日医ニュース
日医ニュース目次 第1223号(平成24年8月20日)

医療に関する懇談会
医学部新設問題等,医療を取り巻く諸問題について協議

医療に関する懇談会/医学部新設問題等,医療を取り巻く諸問題について協議(写真) 横倉執行部発足後初となる「医療に関する懇談会─日本医師会・全国医学部長病院長会議─」が八月一日,日医会館で開催された.
 冒頭,横倉義武会長は,「大学と医師会には共通した課題も多く,その解決に向けて,今後も協力願いたい」とあいさつするとともに,東日本大震災の被災地支援に対する協力に感謝の意を表明.「今後も,心のケアの問題等における支援をお願いしたい」と述べた.
 引き続き,双方の役員の自己紹介の後,(一)最近の医学部新設問題,(二)厚生労働省「専門医制度の在り方に関する検討会」,(三)女性医師に関する要望書の提出,(四)初期臨床研修を修了した医師に対するアンケート調査結果,(五)費用対効果評価,(六)消費税問題─等について,協議が行われた.
 (一)では,中川俊男副会長が,二〇〇八年度以降,一定の医師養成数の増加が図られており,医学部を新設する必要はないことを改めて説明.また,医学部新設を求める理由が,医師不足対策から特色のある医師を養成することに変化してきているとして,注意が必要だとした.
 大学側からは,日医の考えに賛成の意が示された他,医師の地域偏在の解消には,各地域の知的環境を整備していく必要があるとして,その整備のため,大学と医師会が協力していくことが重要との意見も出された.
 この問題に関連して,羽生田俊副会長は,大学のカリキュラムに医師会の活動を説明する場を設けることを要請.今村聡副会長は,情報誌「DOCTOR-ASE(ドクタラーゼ)」を創刊したことを紹介し,学生一人ひとりに配布出来るよう協力を求めた.
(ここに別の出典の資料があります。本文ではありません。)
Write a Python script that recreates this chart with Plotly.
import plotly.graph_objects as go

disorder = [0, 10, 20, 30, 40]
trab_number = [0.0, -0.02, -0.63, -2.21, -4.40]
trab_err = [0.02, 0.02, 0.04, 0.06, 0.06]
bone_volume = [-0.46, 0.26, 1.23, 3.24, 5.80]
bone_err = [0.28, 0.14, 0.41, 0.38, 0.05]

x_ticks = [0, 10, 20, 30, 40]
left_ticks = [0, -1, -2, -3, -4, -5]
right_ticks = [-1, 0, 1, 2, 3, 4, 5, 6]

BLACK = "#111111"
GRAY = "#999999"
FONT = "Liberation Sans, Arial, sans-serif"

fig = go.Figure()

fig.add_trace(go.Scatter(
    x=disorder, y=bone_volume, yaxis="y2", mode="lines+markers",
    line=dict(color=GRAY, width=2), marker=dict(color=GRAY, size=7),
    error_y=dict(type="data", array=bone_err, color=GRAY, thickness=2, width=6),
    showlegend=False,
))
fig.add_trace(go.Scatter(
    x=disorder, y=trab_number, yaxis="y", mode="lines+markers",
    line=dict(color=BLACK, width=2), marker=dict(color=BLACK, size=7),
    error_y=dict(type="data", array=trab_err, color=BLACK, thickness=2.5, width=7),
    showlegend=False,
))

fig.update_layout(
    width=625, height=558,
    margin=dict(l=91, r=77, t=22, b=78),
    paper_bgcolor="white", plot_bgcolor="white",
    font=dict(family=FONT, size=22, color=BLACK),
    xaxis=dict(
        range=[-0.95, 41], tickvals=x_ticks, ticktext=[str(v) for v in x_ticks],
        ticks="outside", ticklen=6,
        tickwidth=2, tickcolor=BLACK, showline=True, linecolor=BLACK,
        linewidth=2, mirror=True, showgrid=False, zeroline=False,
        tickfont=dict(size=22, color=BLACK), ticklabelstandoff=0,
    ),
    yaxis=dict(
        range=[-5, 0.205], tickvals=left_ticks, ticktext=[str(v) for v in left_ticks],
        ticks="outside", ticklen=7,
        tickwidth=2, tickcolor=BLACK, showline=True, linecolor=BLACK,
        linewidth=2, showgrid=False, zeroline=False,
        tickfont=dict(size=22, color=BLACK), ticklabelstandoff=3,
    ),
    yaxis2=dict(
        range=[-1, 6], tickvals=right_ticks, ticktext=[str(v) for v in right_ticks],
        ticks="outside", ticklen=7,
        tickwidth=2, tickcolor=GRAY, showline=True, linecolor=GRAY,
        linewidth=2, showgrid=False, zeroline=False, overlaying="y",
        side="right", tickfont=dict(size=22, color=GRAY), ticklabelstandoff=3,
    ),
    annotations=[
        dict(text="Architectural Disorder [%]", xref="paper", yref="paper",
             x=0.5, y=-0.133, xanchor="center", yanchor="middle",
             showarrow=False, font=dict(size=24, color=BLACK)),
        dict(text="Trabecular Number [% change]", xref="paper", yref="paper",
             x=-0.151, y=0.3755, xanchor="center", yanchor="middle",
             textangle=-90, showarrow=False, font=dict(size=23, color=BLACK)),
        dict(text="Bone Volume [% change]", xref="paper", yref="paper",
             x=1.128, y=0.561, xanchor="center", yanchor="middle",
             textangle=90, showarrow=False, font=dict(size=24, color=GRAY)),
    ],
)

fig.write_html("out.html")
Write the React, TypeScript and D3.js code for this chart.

 (二)では,小森貴常任理事が,「医師自らのプロフェッショナルオートノミーに基づいて自らを高め,専門医としての質を担保することは医師の使命であるが,あくまでもその行為は医師の自律的な意思によって行われるもので,国家によって管理されてはならない」という,専門医の在り方に関する日医の基本的な考え方を説明.この問題に関しては,大学側からも厚労省の考えに批判的な意見が出され,今後も両者が協力して検討会の議論に臨んでいくことで一致した.
 (三)では,津田喬子名古屋市立東部医療センター名誉院長が,八十大学の病院長を対象として行ったアンケート結果を基に,(1)キャリア維持と向上(2)就労継続(3)ワークライフバランス実現─の三つに関して提言をまとめ,文部科学省,厚労省に提出したことを報告.
 (四)では,山下英俊山形大学医学部長が,「初期臨床研修を大学で行っている人が減っていること」「学位の取得を目指す医師が減っていること」などの調査結果を説明.今回の結果を基に,卒前プログラムや専門医研修を充実させていく考えを示した.
 (五)では,鈴木邦彦常任理事が,国立成育医療研究センター成育政策科学研究部長の森臨太郎氏の考え等を紹介した上で,費用対効果導入のためには人材の育成や適正な組織づくり等が必要だとして,拙速な導入に慎重な意向を示し,理解を求めた.
 (六)では,今村副会長が,(1)控除対象外消費税問題の解決のためには,診療報酬上の対応では難しいとの考えで,診療,支払両側の考えが一致していること(2)課税のあり方について,政府税調でも検討するよう求めていること─等,中医協診療報酬調査専門組織「医療機関等における消費税負担に関する分科会」での議論の内容を紹介.課税の方向に見直すためには,医療界全体がまとまって対応していかなくてはならないとして,大学側に協力を要請した.
 その他,当日は,今後の懇談会で議論すべき事項として,日医から,「特定機能病院の平均在院日数」「医療における個人情報保護のあり方」等を提案し,了承された.